--- EXERCISE ---
Go through the listing and pick out each line with the word "source" in it.

--- EXTRACTED INFORMATION ---
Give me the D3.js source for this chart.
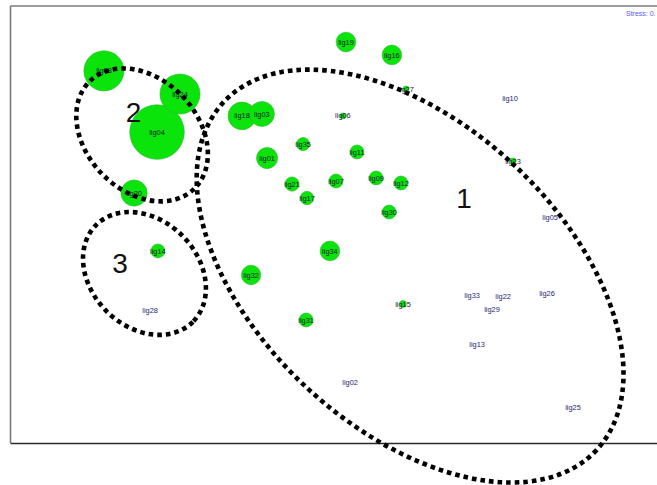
* * *
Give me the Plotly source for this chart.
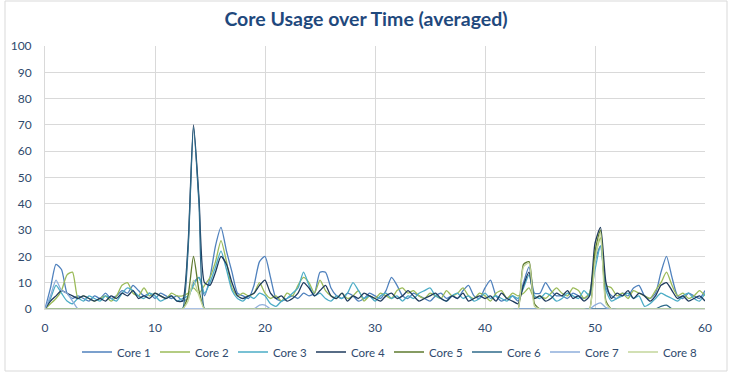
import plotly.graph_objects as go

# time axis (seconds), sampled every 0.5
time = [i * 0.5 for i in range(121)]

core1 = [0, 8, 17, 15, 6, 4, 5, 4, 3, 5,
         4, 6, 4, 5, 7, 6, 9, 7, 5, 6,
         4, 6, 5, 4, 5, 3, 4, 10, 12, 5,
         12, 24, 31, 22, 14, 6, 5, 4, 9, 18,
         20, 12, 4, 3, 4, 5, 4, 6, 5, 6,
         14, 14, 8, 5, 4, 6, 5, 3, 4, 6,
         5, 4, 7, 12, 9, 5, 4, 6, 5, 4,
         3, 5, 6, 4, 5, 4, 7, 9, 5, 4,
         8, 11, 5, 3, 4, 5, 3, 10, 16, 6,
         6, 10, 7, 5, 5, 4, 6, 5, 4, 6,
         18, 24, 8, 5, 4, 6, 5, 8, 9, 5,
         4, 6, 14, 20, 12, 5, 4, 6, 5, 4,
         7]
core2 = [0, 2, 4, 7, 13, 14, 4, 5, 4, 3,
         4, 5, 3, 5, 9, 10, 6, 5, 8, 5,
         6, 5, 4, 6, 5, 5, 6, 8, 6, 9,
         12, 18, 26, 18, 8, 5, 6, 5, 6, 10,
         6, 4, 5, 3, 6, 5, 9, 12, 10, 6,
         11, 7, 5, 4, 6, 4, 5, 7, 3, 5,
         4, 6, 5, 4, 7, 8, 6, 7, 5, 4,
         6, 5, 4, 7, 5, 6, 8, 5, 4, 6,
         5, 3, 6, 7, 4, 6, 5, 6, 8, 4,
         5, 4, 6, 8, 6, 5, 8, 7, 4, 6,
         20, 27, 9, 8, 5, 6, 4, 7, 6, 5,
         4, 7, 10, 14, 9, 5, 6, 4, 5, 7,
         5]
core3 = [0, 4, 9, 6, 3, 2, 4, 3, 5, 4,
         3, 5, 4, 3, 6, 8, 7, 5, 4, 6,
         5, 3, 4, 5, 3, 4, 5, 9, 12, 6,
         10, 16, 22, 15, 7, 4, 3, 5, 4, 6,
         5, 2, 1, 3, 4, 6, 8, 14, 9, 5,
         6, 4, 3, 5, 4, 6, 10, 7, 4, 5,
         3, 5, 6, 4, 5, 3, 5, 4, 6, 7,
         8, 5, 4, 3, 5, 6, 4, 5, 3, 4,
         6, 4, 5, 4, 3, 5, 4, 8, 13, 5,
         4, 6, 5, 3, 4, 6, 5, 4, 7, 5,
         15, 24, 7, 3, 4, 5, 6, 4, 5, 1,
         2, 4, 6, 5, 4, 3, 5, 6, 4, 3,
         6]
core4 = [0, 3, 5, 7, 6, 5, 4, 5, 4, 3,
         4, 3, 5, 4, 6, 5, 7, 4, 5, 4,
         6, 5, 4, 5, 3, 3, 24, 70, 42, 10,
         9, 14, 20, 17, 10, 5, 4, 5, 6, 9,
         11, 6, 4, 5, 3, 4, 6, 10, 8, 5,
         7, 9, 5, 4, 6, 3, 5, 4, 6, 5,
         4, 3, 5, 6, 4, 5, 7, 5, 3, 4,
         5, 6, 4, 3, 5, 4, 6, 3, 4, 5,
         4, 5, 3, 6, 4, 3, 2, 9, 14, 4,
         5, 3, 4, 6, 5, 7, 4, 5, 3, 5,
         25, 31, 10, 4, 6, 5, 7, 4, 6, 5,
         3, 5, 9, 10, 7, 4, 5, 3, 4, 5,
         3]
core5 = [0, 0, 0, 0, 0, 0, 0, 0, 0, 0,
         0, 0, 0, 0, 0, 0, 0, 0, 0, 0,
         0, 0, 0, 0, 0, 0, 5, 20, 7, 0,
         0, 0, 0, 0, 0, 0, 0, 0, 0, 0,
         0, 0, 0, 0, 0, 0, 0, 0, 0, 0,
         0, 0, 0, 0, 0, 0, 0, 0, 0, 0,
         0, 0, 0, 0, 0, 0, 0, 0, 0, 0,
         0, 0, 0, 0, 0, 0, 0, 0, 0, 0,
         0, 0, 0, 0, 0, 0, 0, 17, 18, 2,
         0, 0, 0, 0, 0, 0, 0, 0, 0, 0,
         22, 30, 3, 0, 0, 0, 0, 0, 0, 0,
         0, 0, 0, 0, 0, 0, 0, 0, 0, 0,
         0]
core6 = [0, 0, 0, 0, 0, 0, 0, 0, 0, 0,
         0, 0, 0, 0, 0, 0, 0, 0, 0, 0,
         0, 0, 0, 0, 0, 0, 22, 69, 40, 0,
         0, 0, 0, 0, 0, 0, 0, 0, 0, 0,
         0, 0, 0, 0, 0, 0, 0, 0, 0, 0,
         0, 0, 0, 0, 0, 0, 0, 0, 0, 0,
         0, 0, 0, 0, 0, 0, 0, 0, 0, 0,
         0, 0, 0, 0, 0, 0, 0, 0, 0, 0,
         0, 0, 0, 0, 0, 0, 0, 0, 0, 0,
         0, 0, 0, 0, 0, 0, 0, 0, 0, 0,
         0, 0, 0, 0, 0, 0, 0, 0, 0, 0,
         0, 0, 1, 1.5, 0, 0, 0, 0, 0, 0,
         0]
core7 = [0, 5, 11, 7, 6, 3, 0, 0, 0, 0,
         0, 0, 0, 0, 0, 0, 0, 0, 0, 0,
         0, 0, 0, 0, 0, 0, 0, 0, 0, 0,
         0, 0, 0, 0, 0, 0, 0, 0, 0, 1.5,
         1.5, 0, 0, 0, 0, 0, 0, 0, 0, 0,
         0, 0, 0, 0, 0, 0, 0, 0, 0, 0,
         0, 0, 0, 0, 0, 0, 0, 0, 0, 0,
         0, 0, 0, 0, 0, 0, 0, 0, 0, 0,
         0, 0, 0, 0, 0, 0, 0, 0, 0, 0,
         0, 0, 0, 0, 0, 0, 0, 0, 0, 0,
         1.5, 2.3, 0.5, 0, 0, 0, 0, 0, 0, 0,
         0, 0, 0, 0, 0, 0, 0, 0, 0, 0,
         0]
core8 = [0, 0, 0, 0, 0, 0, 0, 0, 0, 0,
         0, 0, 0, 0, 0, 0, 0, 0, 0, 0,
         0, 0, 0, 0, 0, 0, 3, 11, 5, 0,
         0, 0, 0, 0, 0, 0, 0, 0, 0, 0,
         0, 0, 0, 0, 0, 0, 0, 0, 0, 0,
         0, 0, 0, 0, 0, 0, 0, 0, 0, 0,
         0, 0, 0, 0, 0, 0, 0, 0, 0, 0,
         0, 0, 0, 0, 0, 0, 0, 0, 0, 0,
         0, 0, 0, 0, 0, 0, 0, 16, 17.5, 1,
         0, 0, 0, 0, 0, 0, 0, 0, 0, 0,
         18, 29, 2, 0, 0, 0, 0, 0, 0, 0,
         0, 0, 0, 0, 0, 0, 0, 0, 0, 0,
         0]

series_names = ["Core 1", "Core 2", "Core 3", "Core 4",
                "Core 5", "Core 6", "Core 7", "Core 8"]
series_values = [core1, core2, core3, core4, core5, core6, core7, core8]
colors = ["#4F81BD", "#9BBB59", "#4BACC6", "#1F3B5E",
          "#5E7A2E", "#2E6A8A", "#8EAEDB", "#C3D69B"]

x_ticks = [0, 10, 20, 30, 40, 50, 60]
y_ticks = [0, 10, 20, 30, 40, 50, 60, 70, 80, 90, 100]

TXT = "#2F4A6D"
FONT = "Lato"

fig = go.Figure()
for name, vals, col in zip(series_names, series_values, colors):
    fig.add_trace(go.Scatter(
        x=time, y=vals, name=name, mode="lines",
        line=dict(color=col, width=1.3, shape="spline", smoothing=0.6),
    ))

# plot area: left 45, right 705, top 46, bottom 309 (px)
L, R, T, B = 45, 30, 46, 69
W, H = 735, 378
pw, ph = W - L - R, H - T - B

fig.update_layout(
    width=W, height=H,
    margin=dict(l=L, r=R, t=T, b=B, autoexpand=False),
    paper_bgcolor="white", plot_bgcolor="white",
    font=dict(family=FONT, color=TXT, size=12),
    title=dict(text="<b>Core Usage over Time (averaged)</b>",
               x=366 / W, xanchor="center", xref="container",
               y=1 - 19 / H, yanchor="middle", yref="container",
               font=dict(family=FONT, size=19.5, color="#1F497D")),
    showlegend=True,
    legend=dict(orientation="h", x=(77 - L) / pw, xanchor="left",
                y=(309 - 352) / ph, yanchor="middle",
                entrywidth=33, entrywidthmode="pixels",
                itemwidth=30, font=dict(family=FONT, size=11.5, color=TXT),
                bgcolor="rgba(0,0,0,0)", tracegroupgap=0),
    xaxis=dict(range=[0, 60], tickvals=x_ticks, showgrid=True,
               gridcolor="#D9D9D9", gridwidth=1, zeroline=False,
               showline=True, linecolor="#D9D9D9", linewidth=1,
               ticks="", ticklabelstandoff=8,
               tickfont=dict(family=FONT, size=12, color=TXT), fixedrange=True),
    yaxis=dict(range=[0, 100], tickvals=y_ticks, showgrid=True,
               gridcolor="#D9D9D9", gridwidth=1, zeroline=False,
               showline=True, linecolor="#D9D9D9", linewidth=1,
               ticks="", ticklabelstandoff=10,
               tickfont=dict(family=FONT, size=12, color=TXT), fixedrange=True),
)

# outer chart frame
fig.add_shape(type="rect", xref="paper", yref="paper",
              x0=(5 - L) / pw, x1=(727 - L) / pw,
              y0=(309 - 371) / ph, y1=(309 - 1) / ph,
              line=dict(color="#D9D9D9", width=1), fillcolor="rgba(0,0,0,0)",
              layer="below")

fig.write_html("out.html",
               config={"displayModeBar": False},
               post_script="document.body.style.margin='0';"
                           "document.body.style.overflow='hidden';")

--- WRITTEN SOLUTION ---
Give me the D3.js source for this chart.
Give me the Plotly source for this chart.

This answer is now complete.